- _Exercise description_
Retype only what runs from the first line of the listing to the line holding "import numpy as np", both included. Do not retype the pictures.
::: Supplied material :::
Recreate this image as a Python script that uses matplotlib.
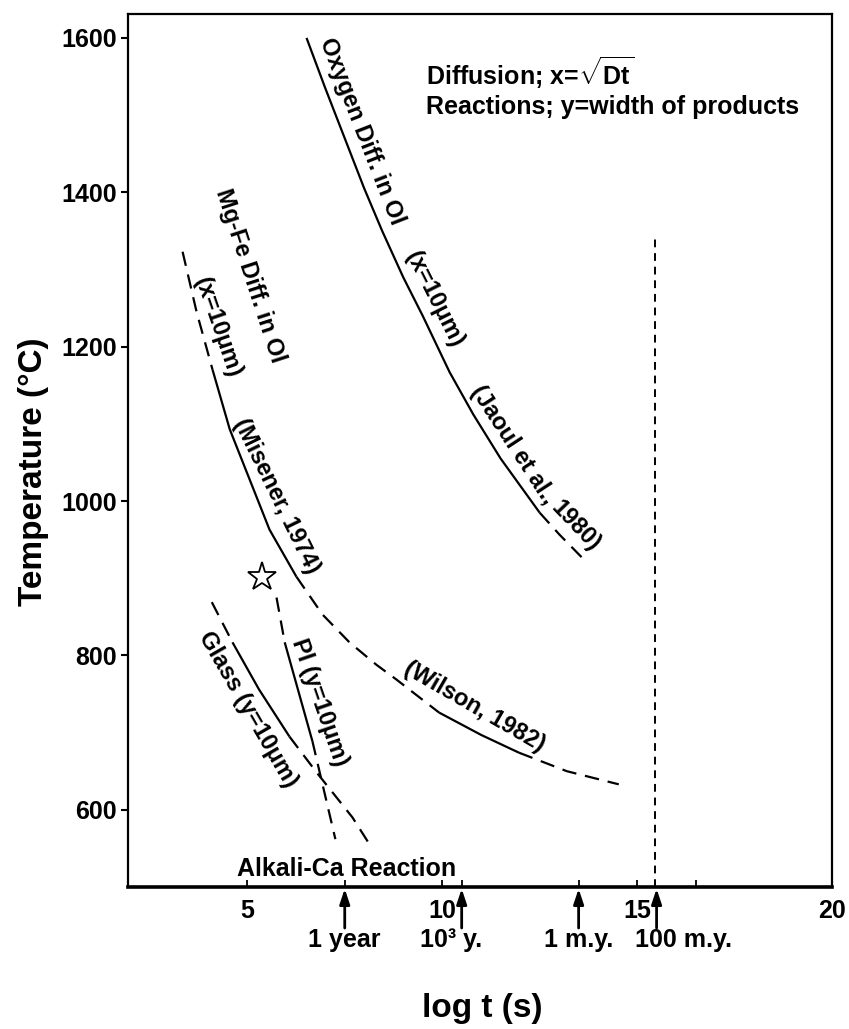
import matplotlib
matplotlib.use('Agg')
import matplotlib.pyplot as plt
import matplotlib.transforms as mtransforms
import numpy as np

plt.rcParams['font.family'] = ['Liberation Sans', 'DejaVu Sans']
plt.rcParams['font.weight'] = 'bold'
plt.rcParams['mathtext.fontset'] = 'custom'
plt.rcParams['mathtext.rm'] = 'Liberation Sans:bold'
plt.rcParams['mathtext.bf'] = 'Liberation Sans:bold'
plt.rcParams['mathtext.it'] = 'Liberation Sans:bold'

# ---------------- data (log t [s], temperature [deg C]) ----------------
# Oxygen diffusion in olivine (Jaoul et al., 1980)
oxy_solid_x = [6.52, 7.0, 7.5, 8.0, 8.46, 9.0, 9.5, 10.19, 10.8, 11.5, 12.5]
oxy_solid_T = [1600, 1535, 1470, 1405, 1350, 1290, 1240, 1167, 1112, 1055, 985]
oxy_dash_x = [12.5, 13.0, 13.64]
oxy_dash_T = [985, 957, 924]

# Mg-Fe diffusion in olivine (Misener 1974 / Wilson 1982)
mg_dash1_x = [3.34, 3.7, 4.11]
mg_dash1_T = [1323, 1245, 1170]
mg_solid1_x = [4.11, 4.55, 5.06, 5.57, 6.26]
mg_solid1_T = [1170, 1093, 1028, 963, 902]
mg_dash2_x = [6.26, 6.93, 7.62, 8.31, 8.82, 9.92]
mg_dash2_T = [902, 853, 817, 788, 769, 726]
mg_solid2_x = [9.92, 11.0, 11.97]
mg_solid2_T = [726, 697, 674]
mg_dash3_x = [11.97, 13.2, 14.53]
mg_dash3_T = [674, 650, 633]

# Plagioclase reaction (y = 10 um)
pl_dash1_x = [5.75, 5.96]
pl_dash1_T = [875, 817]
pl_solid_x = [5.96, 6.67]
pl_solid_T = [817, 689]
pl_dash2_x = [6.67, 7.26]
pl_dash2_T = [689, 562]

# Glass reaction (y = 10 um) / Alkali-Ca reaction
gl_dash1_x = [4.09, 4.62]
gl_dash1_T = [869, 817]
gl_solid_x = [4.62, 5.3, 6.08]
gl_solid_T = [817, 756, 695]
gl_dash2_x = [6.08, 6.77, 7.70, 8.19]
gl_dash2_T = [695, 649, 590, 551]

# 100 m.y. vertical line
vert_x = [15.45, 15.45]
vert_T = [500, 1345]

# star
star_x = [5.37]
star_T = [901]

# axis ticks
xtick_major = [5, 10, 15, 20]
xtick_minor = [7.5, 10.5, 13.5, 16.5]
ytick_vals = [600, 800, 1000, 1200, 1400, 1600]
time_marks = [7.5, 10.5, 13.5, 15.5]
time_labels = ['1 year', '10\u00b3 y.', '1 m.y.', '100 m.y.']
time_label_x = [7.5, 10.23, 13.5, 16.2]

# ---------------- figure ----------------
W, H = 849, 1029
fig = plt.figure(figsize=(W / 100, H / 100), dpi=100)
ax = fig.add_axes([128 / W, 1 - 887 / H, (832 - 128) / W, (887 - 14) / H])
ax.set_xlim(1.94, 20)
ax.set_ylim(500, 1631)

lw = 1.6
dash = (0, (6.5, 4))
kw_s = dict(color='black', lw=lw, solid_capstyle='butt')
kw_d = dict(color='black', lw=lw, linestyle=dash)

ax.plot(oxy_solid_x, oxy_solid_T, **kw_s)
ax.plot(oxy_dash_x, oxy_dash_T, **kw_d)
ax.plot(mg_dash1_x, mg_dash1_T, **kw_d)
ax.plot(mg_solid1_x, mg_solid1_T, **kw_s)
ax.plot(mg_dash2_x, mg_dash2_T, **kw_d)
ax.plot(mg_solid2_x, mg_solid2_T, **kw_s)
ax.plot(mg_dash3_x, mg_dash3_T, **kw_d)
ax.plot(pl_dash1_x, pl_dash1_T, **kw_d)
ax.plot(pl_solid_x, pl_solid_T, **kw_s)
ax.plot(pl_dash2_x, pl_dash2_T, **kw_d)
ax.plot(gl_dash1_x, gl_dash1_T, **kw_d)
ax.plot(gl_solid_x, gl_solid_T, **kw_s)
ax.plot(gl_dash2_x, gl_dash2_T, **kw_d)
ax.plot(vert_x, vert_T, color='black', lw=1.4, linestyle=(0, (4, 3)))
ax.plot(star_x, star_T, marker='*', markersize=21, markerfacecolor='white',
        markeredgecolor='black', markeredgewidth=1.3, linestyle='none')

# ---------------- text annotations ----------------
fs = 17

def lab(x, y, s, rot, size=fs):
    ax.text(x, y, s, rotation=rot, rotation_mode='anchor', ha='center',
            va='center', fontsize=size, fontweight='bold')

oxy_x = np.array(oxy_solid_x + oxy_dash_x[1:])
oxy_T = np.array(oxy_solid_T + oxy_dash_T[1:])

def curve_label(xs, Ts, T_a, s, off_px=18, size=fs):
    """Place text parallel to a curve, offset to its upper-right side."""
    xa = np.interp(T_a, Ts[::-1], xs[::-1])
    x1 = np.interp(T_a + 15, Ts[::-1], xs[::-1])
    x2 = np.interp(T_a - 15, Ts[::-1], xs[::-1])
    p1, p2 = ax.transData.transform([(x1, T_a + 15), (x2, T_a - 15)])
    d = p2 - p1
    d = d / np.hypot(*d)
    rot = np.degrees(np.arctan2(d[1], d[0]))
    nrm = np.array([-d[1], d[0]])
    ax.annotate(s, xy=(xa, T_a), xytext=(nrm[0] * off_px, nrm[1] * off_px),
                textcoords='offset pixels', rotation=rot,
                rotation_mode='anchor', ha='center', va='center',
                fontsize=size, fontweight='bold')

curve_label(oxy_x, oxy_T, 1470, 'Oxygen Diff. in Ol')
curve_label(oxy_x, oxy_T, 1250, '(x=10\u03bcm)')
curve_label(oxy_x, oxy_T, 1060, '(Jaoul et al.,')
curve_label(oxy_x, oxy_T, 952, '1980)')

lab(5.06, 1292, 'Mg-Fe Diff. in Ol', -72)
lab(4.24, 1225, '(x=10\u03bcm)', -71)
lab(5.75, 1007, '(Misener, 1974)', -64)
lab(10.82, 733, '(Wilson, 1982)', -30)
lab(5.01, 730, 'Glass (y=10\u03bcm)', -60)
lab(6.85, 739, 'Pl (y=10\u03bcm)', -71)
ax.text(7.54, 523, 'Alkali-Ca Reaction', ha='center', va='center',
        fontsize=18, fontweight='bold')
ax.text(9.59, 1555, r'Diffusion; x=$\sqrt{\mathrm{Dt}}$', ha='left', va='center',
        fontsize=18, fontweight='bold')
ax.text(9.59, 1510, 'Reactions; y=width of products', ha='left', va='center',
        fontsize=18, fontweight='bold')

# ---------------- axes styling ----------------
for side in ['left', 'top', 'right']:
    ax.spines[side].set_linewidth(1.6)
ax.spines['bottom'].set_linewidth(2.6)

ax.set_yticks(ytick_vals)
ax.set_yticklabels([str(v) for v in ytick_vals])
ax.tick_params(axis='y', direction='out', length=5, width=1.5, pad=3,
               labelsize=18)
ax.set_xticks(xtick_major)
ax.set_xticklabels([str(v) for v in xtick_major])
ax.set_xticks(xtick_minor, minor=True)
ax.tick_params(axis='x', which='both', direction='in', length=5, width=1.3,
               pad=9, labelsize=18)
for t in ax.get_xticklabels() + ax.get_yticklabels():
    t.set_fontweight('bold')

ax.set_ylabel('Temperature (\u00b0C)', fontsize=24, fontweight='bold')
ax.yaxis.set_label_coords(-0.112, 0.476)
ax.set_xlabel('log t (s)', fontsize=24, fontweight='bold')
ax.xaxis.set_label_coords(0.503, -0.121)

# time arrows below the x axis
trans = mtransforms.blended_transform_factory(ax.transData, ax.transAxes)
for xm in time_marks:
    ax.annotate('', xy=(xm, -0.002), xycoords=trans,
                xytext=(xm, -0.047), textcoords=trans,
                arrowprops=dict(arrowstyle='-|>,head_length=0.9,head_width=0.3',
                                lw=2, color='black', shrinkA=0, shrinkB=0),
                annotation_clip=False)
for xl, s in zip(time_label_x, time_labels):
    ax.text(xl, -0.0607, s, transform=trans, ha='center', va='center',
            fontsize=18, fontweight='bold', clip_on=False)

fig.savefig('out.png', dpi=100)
:::
- _Expected answer_
Recreate this image as a Python script that uses matplotlib.
import matplotlib
matplotlib.use('Agg')
import matplotlib.pyplot as plt
import matplotlib.transforms as mtransforms
import numpy as np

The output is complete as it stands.